ノーネクタイのMy Way

ネクタイを外したら、忙しかった時計の針の回転がゆっくりと回り始めて、草むらの虫の音や夕焼けの美しさ金木犀の香りなどにふと気付かされる人間らしい五感が戻ってきたような感じがします。「人間らしく生きようや人間なのだから」そんな想いを込めてMywayメッセージを日々綴って行こうと思っています。

パリで起きた北大路魯山人の、怪しい味覚事件。

昭和の「美食家」として知られた芸術家北大路魯山人、その彼の味覚が何とも怪しいというエピソードについて小説「野火」で知られる作家の大岡昇平が「巴里の酢豆腐」というエッセイに記している。

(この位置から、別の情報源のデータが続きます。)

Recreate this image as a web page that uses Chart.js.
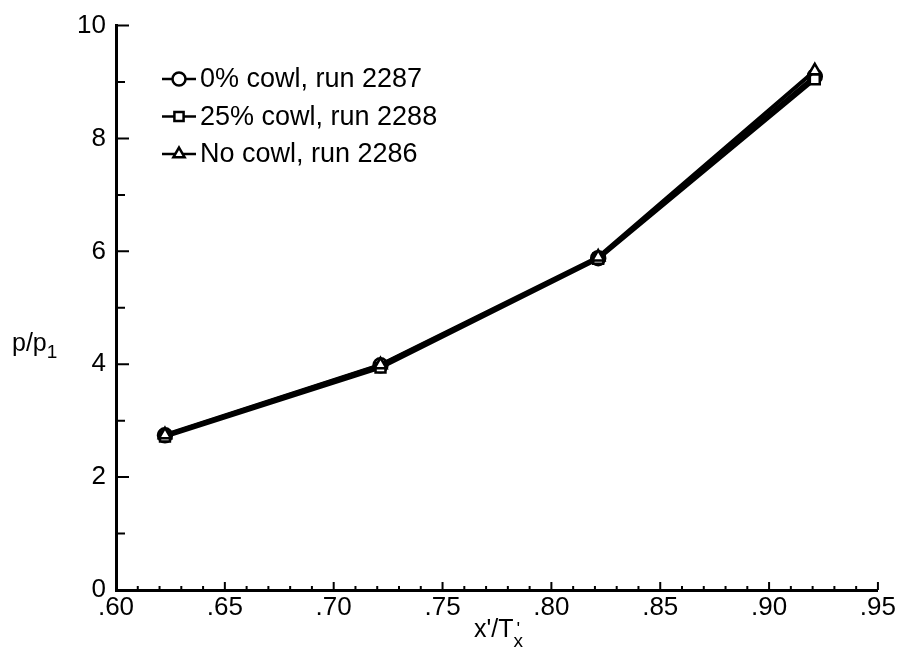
<!DOCTYPE html>
<html>
<head>
<meta charset="utf-8">
<script src="https://cdn.jsdelivr.net/npm/chart.js@4/dist/chart.umd.min.js"></script>
<style>
  body { margin: 0; background: #fff; }
  #wrap { position: relative; width: 898px; height: 653px; }
  .lbl { position: absolute; font-family: "Liberation Sans", Arial, sans-serif; font-size: 25px; color: #000; white-space: nowrap; }
  .lbl sub { font-size: 19px; vertical-align: -7px; }
  .stack { display: inline-block; vertical-align: -10px; line-height: 12px; font-size: 19px; text-align: center; }
</style>
</head>
<body>
<div id="wrap">
  <canvas id="c" width="898" height="653"></canvas>
  <div class="lbl" style="left:12px; top:328px;">p/p<sub>1</sub></div>
  <div class="lbl" style="left:474px; top:614px;">x'/T<span class="stack">'<br>x</span></div>
</div>
<script>
// значения
const xVals = [0.6225, 0.7215, 0.8215, 0.921];
const cowl0 = [2.74, 3.98, 5.88, 9.10];
const cowl25 = [2.72, 3.94, 5.87, 9.05];
const noCowl = [2.75, 3.99, 5.90, 9.20];
const seriesNames = ['0% cowl, run 2287', '25% cowl, run 2288', 'No cowl, run 2286'];
const markers = ['circle', 'rect', 'triangle'];

const FONT = '"Liberation Sans", Arial, sans-serif';

function toPoints(ys) {
    return xVals.map((x, i) => ({ x, y: ys[i] }));
}

// тики внутрь, как на оригинале
const inwardTicks = {
    id: 'inwardTicks',
    afterDraw(chart) {
        const ctx = chart.ctx;
        const xs = chart.scales.x, ys = chart.scales.y;
        ctx.save();
        ctx.strokeStyle = '#000';
        ctx.lineWidth = 2;
        ctx.beginPath();
        for (let i = 0; i <= 35; i++) {
            const px = xs.getPixelForValue(0.60 + i * 0.01);
            const len = i % 5 === 0 ? 8 : 4;
            ctx.moveTo(px, ys.bottom);
            ctx.lineTo(px, ys.bottom - len);
        }
        for (let i = 0; i <= 10; i++) {
            const py = ys.getPixelForValue(i);
            const len = i % 2 === 0 ? 13 : 9;
            ctx.moveTo(xs.left, py);
            ctx.lineTo(xs.left + len, py);
        }
        ctx.stroke();
        ctx.restore();
    }
};

// легенда: линия с маркером внутри области графика
const lineLegend = {
    id: 'lineLegend',
    afterDraw(chart) {
        const ctx = chart.ctx;
        ctx.save();
        seriesNames.forEach((name, i) => {
            const y = 79 + i * 37.5;
            const x0 = 162, x1 = 196;
            ctx.strokeStyle = '#000';
            ctx.lineWidth = 2.5;
            ctx.beginPath();
            ctx.moveTo(x0, y);
            ctx.lineTo(x1, y);
            ctx.stroke();
            ctx.fillStyle = '#fff';
            Chart.helpers.drawPoint(ctx, {
                pointStyle: markers[i], radius: 6.5, borderWidth: 2
            }, (x0 + x1) / 2, y);
            ctx.fillStyle = '#000';
            ctx.font = '27px ' + FONT;
            ctx.textBaseline = 'middle';
            ctx.fillText(name, 200, y + 1);
        });
        ctx.restore();
    }
};

const datasets = [cowl0, cowl25, noCowl].map((ys, i) => ({
    label: seriesNames[i],
    data: toPoints(ys),
    order: 3 - i,
    borderColor: '#000',
    borderWidth: 4,
    backgroundColor: '#fff',
    pointStyle: markers[i],
    pointRadius: 7,
    pointBorderWidth: 2.5,
    pointBorderColor: '#000',
    pointBackgroundColor: '#fff',
    tension: 0
}));

new Chart(document.getElementById('c'), {
    type: 'line',
    data: { datasets },
    options: {
        responsive: false,
        animation: false,
        layout: { padding: { top: 25, right: 20, left: 0, bottom: 0 } },
        plugins: { legend: { display: false }, tooltip: { enabled: false } },
        scales: {
            x: {
                type: 'linear',
                min: 0.60, max: 0.95,
                grid: { display: false, drawTicks: false },
                border: { display: true, color: '#000', width: 3 },
                ticks: {
                    stepSize: 0.05,
                    padding: 2,
                    color: '#000',
                    font: { family: FONT, size: 26 },
                    callback: v => v.toFixed(2).replace(/^0/, '')
                },
                afterFit: s => { s.height = 63; }
            },
            y: {
                min: 0, max: 10,
                grid: { display: false, drawTicks: false },
                border: { display: true, color: '#000', width: 3 },
                ticks: {
                    stepSize: 2,
                    padding: 10,
                    color: '#000',
                    font: { family: FONT, size: 26 }
                },
                afterFit: s => { s.width = 116; }
            }
        }
    },
    plugins: [inwardTicks, lineLegend]
});
</script>
</body>
</html>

今から69年前の1954年、大岡氏は、当時パリで活躍していた画家の荻須高徳と北大路魯山人の3人(⬆上右写真、左から大岡氏・魯山人・荻須氏)で、鴨料理で有名な三ツ星料理店「トゥール・ダルジャン」(⬆上左写真)で食事をした際に、その事件が起きた。トゥールダルジャンでは、名物の鴨料理を出す前に、一旦焼いただけの鴨を客に見せ、それを再度厨房に持ち帰って味付けをする。ところが、魯山人は「それに味をつけることは、余計な手間だ。鴨の持味を殺すようなものだ。そのまま横腹を切って来い」と言い、これに驚いた支配人に画家の荻須高徳さんが「彼は東京の一流料理店主だから」と説明し、味付けする前の鴨をそのまま出させて、日本から持参した醤油と粉わさびで、ただ焼いただけの鴨を「うまい、うまい」と食べたという。しかし、魯山人が食べた鴨は、客に見せるためのサンプルであり、焼いてから時間が経ってすっかり冷めていて美味しいわけがない。大岡は、サンプルの冷めた鴨をわさび醤油を付けて「うまい、うまい」と食べた魯山人を、腐った酸っぱい豆腐を食べて「これは酢豆腐という珍味である」と知ったかぶりをして恥をかく落語「酢豆腐」に出てくる若旦那に例えて「巴里の酢豆腐」と皮肉っぽいタイトルを付けて魯山人を揶揄したのだ。